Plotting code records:
********************
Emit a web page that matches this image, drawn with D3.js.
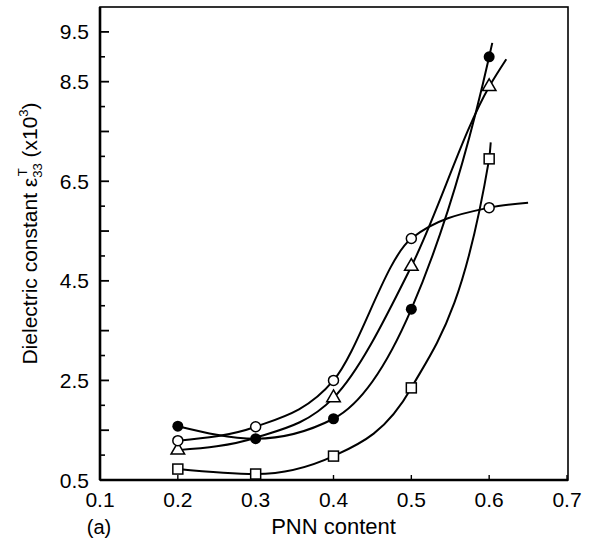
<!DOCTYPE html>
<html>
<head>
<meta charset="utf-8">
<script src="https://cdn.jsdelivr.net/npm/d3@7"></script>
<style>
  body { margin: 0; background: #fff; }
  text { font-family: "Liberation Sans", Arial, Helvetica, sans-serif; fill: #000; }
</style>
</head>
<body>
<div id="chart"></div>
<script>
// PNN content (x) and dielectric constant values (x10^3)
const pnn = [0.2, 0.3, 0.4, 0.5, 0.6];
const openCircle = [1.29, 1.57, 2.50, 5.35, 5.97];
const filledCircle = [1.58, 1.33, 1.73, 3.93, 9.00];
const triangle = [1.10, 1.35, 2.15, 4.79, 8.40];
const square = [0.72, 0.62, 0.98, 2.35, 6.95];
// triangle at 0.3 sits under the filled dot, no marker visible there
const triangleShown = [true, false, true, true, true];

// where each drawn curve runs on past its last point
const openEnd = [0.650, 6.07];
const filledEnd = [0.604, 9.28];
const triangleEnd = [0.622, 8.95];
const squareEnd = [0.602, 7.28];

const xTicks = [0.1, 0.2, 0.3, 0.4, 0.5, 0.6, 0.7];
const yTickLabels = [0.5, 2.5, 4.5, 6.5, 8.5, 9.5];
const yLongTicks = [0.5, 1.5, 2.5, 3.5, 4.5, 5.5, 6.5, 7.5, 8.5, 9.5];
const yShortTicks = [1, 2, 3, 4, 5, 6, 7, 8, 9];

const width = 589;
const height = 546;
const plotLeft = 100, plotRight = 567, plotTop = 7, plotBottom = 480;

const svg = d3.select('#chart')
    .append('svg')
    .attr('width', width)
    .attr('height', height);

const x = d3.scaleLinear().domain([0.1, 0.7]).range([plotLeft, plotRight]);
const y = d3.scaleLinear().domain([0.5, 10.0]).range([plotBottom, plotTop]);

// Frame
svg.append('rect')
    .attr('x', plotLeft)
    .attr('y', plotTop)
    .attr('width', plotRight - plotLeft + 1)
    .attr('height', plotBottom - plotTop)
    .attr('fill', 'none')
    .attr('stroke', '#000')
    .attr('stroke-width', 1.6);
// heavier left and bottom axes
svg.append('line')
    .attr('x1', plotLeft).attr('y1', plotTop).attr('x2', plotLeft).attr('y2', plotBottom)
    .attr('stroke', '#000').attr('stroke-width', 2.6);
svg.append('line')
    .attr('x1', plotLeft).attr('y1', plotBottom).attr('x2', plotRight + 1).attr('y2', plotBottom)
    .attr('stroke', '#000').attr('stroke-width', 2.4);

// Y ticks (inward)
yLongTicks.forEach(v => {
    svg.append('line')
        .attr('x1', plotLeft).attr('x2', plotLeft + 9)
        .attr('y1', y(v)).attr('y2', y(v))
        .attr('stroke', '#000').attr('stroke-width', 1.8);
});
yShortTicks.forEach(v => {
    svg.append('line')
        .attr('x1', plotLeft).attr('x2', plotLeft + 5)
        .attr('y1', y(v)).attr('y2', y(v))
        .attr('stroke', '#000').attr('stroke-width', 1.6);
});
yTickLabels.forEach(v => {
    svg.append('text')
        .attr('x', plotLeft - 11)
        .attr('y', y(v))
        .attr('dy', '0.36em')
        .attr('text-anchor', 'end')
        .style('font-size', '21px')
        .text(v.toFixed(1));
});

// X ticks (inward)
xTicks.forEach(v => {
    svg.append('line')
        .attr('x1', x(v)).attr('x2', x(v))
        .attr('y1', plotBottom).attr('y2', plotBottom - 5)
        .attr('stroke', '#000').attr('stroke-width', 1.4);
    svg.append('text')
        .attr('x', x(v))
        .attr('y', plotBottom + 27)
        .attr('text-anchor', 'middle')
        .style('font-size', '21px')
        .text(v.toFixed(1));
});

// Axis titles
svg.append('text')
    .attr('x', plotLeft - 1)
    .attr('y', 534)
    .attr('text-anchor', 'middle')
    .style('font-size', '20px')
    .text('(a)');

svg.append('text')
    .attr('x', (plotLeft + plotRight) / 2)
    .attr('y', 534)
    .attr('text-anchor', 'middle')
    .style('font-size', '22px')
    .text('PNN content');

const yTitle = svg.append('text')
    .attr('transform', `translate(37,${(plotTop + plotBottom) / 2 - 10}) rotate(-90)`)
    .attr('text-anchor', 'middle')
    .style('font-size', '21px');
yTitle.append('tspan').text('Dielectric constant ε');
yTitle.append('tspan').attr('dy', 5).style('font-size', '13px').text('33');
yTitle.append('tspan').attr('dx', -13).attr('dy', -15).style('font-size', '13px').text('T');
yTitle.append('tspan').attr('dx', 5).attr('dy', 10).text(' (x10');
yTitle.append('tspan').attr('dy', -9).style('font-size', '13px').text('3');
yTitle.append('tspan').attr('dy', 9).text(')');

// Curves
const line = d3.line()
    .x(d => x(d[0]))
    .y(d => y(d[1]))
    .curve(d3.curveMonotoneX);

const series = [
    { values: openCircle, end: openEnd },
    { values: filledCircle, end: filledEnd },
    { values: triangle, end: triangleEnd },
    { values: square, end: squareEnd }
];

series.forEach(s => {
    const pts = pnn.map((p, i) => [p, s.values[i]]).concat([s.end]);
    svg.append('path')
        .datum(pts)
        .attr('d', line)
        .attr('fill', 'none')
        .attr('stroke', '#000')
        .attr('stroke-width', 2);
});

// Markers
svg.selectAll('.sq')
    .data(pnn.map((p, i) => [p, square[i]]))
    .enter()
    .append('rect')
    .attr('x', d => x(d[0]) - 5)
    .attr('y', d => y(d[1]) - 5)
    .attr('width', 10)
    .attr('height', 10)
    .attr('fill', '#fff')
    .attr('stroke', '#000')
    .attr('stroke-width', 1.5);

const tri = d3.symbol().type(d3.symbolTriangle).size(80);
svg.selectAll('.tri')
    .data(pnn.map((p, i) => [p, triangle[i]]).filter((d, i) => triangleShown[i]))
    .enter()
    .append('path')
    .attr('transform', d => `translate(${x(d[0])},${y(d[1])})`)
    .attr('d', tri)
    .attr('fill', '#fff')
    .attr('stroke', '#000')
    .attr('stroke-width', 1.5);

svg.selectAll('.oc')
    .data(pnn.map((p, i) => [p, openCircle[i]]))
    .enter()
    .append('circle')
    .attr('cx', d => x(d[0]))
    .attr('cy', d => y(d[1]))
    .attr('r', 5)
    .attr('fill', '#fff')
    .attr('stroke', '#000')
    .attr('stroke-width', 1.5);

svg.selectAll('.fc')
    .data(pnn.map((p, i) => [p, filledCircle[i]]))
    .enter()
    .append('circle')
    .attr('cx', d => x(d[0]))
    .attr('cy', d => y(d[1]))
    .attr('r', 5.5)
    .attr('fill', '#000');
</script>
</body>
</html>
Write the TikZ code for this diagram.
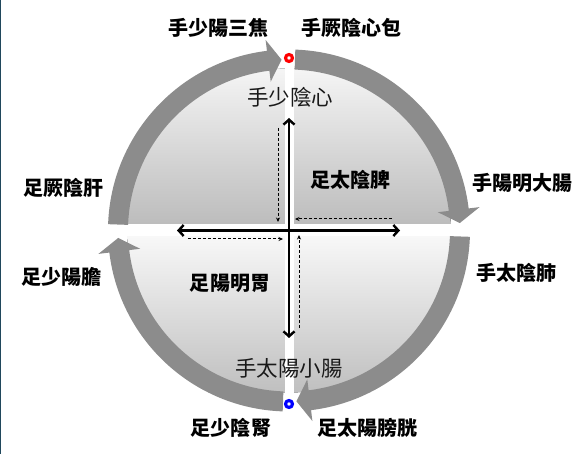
********************
[Set exercise] Set each line of the records down exactly, leaving every picture out.

[Written solution]
Emit a web page that matches this image, drawn with D3.js.
<!DOCTYPE html>
<html>
<head>
<meta charset="utf-8">
<script src="https://cdn.jsdelivr.net/npm/d3@7"></script>
<style>
  body { margin: 0; background: #fff; }
  text { font-family: "Liberation Sans", Arial, Helvetica, sans-serif; fill: #000; }
</style>
</head>
<body>
<div id="chart"></div>
<script>
// PNN content (x) and dielectric constant values (x10^3)
const pnn = [0.2, 0.3, 0.4, 0.5, 0.6];
const openCircle = [1.29, 1.57, 2.50, 5.35, 5.97];
const filledCircle = [1.58, 1.33, 1.73, 3.93, 9.00];
const triangle = [1.10, 1.35, 2.15, 4.79, 8.40];
const square = [0.72, 0.62, 0.98, 2.35, 6.95];
// triangle at 0.3 sits under the filled dot, no marker visible there
const triangleShown = [true, false, true, true, true];

// where each drawn curve runs on past its last point
const openEnd = [0.650, 6.07];
const filledEnd = [0.604, 9.28];
const triangleEnd = [0.622, 8.95];
const squareEnd = [0.602, 7.28];

const xTicks = [0.1, 0.2, 0.3, 0.4, 0.5, 0.6, 0.7];
const yTickLabels = [0.5, 2.5, 4.5, 6.5, 8.5, 9.5];
const yLongTicks = [0.5, 1.5, 2.5, 3.5, 4.5, 5.5, 6.5, 7.5, 8.5, 9.5];
const yShortTicks = [1, 2, 3, 4, 5, 6, 7, 8, 9];

const width = 589;
const height = 546;
const plotLeft = 100, plotRight = 567, plotTop = 7, plotBottom = 480;

const svg = d3.select('#chart')
    .append('svg')
    .attr('width', width)
    .attr('height', height);

const x = d3.scaleLinear().domain([0.1, 0.7]).range([plotLeft, plotRight]);
const y = d3.scaleLinear().domain([0.5, 10.0]).range([plotBottom, plotTop]);

// Frame
svg.append('rect')
    .attr('x', plotLeft)
    .attr('y', plotTop)
    .attr('width', plotRight - plotLeft + 1)
    .attr('height', plotBottom - plotTop)
    .attr('fill', 'none')
    .attr('stroke', '#000')
    .attr('stroke-width', 1.6);
// heavier left and bottom axes
svg.append('line')
    .attr('x1', plotLeft).attr('y1', plotTop).attr('x2', plotLeft).attr('y2', plotBottom)
    .attr('stroke', '#000').attr('stroke-width', 2.6);
svg.append('line')
    .attr('x1', plotLeft).attr('y1', plotBottom).attr('x2', plotRight + 1).attr('y2', plotBottom)
    .attr('stroke', '#000').attr('stroke-width', 2.4);

// Y ticks (inward)
yLongTicks.forEach(v => {
    svg.append('line')
        .attr('x1', plotLeft).attr('x2', plotLeft + 9)
        .attr('y1', y(v)).attr('y2', y(v))
        .attr('stroke', '#000').attr('stroke-width', 1.8);
});
yShortTicks.forEach(v => {
    svg.append('line')
        .attr('x1', plotLeft).attr('x2', plotLeft + 5)
        .attr('y1', y(v)).attr('y2', y(v))
        .attr('stroke', '#000').attr('stroke-width', 1.6);
});
yTickLabels.forEach(v => {
    svg.append('text')
        .attr('x', plotLeft - 11)
        .attr('y', y(v))
        .attr('dy', '0.36em')
        .attr('text-anchor', 'end')
        .style('font-size', '21px')
        .text(v.toFixed(1));
});

// X ticks (inward)
xTicks.forEach(v => {
    svg.append('line')
        .attr('x1', x(v)).attr('x2', x(v))
        .attr('y1', plotBottom).attr('y2', plotBottom - 5)
        .attr('stroke', '#000').attr('stroke-width', 1.4);
    svg.append('text')
        .attr('x', x(v))
        .attr('y', plotBottom + 27)
        .attr('text-anchor', 'middle')
        .style('font-size', '21px')
        .text(v.toFixed(1));
});

// Axis titles
svg.append('text')
    .attr('x', plotLeft - 1)
    .attr('y', 534)
    .attr('text-anchor', 'middle')
    .style('font-size', '20px')
    .text('(a)');

svg.append('text')
    .attr('x', (plotLeft + plotRight) / 2)
    .attr('y', 534)
    .attr('text-anchor', 'middle')
    .style('font-size', '22px')
    .text('PNN content');

const yTitle = svg.append('text')
    .attr('transform', `translate(37,${(plotTop + plotBottom) / 2 - 10}) rotate(-90)`)
    .attr('text-anchor', 'middle')
    .style('font-size', '21px');
yTitle.append('tspan').text('Dielectric constant ε');
yTitle.append('tspan').attr('dy', 5).style('font-size', '13px').text('33');
yTitle.append('tspan').attr('dx', -13).attr('dy', -15).style('font-size', '13px').text('T');
yTitle.append('tspan').attr('dx', 5).attr('dy', 10).text(' (x10');
yTitle.append('tspan').attr('dy', -9).style('font-size', '13px').text('3');
yTitle.append('tspan').attr('dy', 9).text(')');

// Curves
const line = d3.line()
    .x(d => x(d[0]))
    .y(d => y(d[1]))
    .curve(d3.curveMonotoneX);

const series = [
    { values: openCircle, end: openEnd },
    { values: filledCircle, end: filledEnd },
    { values: triangle, end: triangleEnd },
    { values: square, end: squareEnd }
];

series.forEach(s => {
    const pts = pnn.map((p, i) => [p, s.values[i]]).concat([s.end]);
    svg.append('path')
        .datum(pts)
        .attr('d', line)
        .attr('fill', 'none')
        .attr('stroke', '#000')
        .attr('stroke-width', 2);
});

// Markers
svg.selectAll('.sq')
    .data(pnn.map((p, i) => [p, square[i]]))
    .enter()
    .append('rect')
    .attr('x', d => x(d[0]) - 5)
    .attr('y', d => y(d[1]) - 5)
    .attr('width', 10)
    .attr('height', 10)
    .attr('fill', '#fff')
    .attr('stroke', '#000')
    .attr('stroke-width', 1.5);

const tri = d3.symbol().type(d3.symbolTriangle).size(80);
svg.selectAll('.tri')
    .data(pnn.map((p, i) => [p, triangle[i]]).filter((d, i) => triangleShown[i]))
    .enter()
    .append('path')
    .attr('transform', d => `translate(${x(d[0])},${y(d[1])})`)
    .attr('d', tri)
    .attr('fill', '#fff')
    .attr('stroke', '#000')
    .attr('stroke-width', 1.5);

svg.selectAll('.oc')
    .data(pnn.map((p, i) => [p, openCircle[i]]))
    .enter()
    .append('circle')
    .attr('cx', d => x(d[0]))
    .attr('cy', d => y(d[1]))
    .attr('r', 5)
    .attr('fill', '#fff')
    .attr('stroke', '#000')
    .attr('stroke-width', 1.5);

svg.selectAll('.fc')
    .data(pnn.map((p, i) => [p, filledCircle[i]]))
    .enter()
    .append('circle')
    .attr('cx', d => x(d[0]))
    .attr('cy', d => y(d[1]))
    .attr('r', 5.5)
    .attr('fill', '#000');
</script>
</body>
</html>
Write the TikZ code for this diagram.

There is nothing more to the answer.